• [Recorded information]:
>> start
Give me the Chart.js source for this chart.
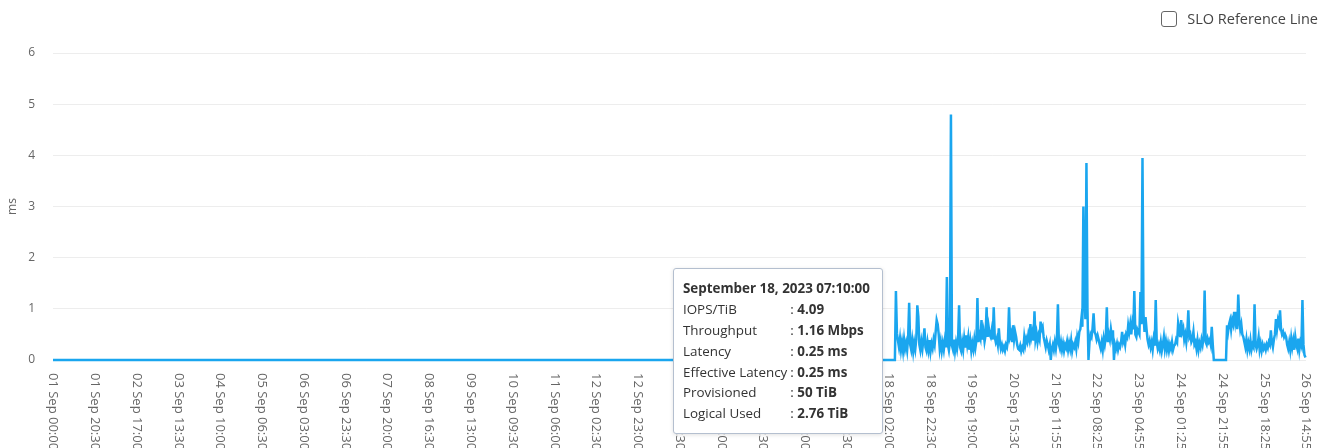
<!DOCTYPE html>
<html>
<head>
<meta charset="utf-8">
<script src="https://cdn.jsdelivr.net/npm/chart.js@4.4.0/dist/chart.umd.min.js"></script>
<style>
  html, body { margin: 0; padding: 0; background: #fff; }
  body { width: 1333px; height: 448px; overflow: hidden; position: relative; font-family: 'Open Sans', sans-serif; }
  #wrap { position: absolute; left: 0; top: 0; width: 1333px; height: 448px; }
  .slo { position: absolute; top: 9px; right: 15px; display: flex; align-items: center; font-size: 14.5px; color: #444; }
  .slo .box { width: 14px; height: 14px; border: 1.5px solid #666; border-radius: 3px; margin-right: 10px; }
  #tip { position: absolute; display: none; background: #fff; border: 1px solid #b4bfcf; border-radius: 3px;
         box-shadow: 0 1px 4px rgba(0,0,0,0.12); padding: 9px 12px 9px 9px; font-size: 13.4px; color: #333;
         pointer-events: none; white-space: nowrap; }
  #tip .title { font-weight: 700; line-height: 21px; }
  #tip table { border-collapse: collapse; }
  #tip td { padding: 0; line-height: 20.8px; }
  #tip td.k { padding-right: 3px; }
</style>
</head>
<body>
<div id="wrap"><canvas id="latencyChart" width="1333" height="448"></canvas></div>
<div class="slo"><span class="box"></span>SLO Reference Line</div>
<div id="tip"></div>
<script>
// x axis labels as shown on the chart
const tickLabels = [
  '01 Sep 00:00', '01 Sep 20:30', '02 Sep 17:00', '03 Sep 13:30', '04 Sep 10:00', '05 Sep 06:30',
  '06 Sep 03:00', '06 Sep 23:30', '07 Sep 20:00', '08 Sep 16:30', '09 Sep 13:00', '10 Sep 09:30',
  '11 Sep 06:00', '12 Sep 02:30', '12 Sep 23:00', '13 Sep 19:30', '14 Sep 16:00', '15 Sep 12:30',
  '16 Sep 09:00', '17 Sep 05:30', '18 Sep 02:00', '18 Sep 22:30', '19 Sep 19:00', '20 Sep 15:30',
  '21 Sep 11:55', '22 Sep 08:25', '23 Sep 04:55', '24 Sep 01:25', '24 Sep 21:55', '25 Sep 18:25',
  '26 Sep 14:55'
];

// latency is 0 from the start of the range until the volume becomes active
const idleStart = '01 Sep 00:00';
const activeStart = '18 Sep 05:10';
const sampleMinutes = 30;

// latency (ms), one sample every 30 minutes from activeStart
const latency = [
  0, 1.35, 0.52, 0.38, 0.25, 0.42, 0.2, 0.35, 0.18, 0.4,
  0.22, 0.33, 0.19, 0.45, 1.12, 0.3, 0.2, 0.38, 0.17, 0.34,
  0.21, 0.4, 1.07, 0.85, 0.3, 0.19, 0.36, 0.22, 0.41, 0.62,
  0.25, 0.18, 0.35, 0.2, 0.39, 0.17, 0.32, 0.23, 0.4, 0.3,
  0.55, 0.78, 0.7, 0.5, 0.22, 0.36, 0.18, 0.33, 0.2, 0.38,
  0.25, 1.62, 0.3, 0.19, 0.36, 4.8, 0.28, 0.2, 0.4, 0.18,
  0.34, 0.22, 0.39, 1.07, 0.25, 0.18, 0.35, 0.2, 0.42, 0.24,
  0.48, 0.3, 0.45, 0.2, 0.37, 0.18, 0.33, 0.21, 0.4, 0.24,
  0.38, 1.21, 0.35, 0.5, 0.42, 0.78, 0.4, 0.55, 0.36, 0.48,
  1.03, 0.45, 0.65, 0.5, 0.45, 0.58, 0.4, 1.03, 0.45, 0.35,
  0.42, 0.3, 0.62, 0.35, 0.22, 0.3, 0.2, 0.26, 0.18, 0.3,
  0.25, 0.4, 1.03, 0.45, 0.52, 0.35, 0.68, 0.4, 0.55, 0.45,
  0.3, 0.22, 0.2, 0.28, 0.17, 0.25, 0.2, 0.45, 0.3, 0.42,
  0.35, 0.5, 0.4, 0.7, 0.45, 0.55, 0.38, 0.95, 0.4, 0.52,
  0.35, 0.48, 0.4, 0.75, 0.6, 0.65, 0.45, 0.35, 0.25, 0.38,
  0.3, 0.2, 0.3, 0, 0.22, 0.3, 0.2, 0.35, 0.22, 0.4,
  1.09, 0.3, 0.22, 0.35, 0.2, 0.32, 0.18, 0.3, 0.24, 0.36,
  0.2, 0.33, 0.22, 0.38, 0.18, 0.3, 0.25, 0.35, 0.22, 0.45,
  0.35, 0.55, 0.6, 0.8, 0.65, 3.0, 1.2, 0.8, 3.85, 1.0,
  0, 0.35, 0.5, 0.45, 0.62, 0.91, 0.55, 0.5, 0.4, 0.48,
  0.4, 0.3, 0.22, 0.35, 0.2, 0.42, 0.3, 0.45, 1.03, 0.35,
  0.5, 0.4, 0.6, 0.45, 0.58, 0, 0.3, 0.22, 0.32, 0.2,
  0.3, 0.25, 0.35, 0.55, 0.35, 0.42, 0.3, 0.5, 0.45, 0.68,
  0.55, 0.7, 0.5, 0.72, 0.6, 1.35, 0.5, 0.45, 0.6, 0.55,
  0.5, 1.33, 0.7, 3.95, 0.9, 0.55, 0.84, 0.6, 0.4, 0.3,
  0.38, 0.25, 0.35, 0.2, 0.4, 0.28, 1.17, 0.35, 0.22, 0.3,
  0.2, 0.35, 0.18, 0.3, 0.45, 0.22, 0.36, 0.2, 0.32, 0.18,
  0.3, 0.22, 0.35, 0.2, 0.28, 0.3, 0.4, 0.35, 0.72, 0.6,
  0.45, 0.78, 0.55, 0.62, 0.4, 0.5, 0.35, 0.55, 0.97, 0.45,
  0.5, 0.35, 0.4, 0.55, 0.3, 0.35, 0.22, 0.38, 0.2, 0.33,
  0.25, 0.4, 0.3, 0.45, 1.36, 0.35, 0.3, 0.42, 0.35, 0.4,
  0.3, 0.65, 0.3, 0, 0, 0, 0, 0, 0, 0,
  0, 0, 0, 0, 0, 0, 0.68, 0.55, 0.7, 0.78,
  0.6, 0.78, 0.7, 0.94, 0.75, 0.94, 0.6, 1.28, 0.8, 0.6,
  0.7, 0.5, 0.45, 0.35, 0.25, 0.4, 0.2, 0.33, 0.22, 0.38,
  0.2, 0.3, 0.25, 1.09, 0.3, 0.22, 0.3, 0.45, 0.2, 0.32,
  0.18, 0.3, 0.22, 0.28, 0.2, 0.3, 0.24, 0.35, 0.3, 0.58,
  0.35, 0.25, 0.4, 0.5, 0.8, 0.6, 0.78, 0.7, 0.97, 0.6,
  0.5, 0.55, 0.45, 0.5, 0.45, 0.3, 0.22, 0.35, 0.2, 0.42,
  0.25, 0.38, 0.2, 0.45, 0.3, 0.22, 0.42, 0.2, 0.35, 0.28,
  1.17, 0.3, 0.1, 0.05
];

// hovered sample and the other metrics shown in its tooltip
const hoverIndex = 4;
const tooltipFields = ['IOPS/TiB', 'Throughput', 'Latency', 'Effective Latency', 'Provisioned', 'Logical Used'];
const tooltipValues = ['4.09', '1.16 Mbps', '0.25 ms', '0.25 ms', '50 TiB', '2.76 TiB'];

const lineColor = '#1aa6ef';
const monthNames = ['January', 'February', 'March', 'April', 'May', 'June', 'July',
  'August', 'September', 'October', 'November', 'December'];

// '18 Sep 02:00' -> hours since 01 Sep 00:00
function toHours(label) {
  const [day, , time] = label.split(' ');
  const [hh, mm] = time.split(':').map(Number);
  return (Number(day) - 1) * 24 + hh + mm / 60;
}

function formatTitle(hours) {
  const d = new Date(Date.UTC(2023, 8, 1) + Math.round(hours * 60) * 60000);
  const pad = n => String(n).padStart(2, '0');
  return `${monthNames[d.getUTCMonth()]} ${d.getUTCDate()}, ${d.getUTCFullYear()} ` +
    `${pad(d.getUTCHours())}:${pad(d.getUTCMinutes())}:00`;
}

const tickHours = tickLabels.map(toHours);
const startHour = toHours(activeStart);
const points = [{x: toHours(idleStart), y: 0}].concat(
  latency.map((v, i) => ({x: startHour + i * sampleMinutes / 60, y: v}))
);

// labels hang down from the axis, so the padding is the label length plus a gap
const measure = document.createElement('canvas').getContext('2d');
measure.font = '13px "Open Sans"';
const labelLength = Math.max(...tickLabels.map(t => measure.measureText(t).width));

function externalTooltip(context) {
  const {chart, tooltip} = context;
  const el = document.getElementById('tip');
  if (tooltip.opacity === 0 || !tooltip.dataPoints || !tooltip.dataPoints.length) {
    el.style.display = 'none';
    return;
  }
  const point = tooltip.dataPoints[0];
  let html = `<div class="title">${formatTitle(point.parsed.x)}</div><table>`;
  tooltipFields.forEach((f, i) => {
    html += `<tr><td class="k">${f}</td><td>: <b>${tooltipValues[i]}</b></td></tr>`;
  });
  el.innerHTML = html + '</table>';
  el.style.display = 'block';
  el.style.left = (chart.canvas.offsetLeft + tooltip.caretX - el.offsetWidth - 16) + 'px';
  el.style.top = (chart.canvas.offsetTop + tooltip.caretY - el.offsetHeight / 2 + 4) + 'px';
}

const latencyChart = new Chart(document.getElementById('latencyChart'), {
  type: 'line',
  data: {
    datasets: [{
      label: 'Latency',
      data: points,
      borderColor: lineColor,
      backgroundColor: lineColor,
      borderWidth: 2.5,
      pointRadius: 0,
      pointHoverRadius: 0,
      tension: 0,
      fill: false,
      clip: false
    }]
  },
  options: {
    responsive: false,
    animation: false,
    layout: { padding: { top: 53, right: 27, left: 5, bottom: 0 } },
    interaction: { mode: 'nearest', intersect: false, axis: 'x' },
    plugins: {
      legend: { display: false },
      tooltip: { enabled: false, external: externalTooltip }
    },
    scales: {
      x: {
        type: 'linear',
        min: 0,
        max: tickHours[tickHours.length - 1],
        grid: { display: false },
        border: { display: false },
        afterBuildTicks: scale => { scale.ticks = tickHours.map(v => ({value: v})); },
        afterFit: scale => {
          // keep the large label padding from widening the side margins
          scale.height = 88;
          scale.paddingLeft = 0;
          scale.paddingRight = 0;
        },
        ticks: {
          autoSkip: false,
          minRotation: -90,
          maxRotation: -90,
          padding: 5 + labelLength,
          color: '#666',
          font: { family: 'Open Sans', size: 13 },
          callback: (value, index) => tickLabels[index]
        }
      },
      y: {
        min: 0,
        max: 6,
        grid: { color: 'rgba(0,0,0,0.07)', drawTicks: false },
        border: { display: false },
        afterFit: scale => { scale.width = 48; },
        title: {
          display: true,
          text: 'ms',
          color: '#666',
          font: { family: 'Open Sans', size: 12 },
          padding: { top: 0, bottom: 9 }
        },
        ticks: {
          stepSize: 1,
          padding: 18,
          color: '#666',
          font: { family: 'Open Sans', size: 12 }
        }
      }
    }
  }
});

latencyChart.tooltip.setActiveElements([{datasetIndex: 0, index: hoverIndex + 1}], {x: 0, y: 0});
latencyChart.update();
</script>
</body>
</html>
>> end
• [Aim]:
Write out exactly the lines between the start of the data and the line with "const sampleMinutes = 30;", including both, but none of the pictures.

• [Complete response]:
Give me the Chart.js source for this chart.
<!DOCTYPE html>
<html>
<head>
<meta charset="utf-8">
<script src="https://cdn.jsdelivr.net/npm/chart.js@4.4.0/dist/chart.umd.min.js"></script>
<style>
  html, body { margin: 0; padding: 0; background: #fff; }
  body { width: 1333px; height: 448px; overflow: hidden; position: relative; font-family: 'Open Sans', sans-serif; }
  #wrap { position: absolute; left: 0; top: 0; width: 1333px; height: 448px; }
  .slo { position: absolute; top: 9px; right: 15px; display: flex; align-items: center; font-size: 14.5px; color: #444; }
  .slo .box { width: 14px; height: 14px; border: 1.5px solid #666; border-radius: 3px; margin-right: 10px; }
  #tip { position: absolute; display: none; background: #fff; border: 1px solid #b4bfcf; border-radius: 3px;
         box-shadow: 0 1px 4px rgba(0,0,0,0.12); padding: 9px 12px 9px 9px; font-size: 13.4px; color: #333;
         pointer-events: none; white-space: nowrap; }
  #tip .title { font-weight: 700; line-height: 21px; }
  #tip table { border-collapse: collapse; }
  #tip td { padding: 0; line-height: 20.8px; }
  #tip td.k { padding-right: 3px; }
</style>
</head>
<body>
<div id="wrap"><canvas id="latencyChart" width="1333" height="448"></canvas></div>
<div class="slo"><span class="box"></span>SLO Reference Line</div>
<div id="tip"></div>
<script>
// x axis labels as shown on the chart
const tickLabels = [
  '01 Sep 00:00', '01 Sep 20:30', '02 Sep 17:00', '03 Sep 13:30', '04 Sep 10:00', '05 Sep 06:30',
  '06 Sep 03:00', '06 Sep 23:30', '07 Sep 20:00', '08 Sep 16:30', '09 Sep 13:00', '10 Sep 09:30',
  '11 Sep 06:00', '12 Sep 02:30', '12 Sep 23:00', '13 Sep 19:30', '14 Sep 16:00', '15 Sep 12:30',
  '16 Sep 09:00', '17 Sep 05:30', '18 Sep 02:00', '18 Sep 22:30', '19 Sep 19:00', '20 Sep 15:30',
  '21 Sep 11:55', '22 Sep 08:25', '23 Sep 04:55', '24 Sep 01:25', '24 Sep 21:55', '25 Sep 18:25',
  '26 Sep 14:55'
];

// latency is 0 from the start of the range until the volume becomes active
const idleStart = '01 Sep 00:00';
const activeStart = '18 Sep 05:10';
const sampleMinutes = 30;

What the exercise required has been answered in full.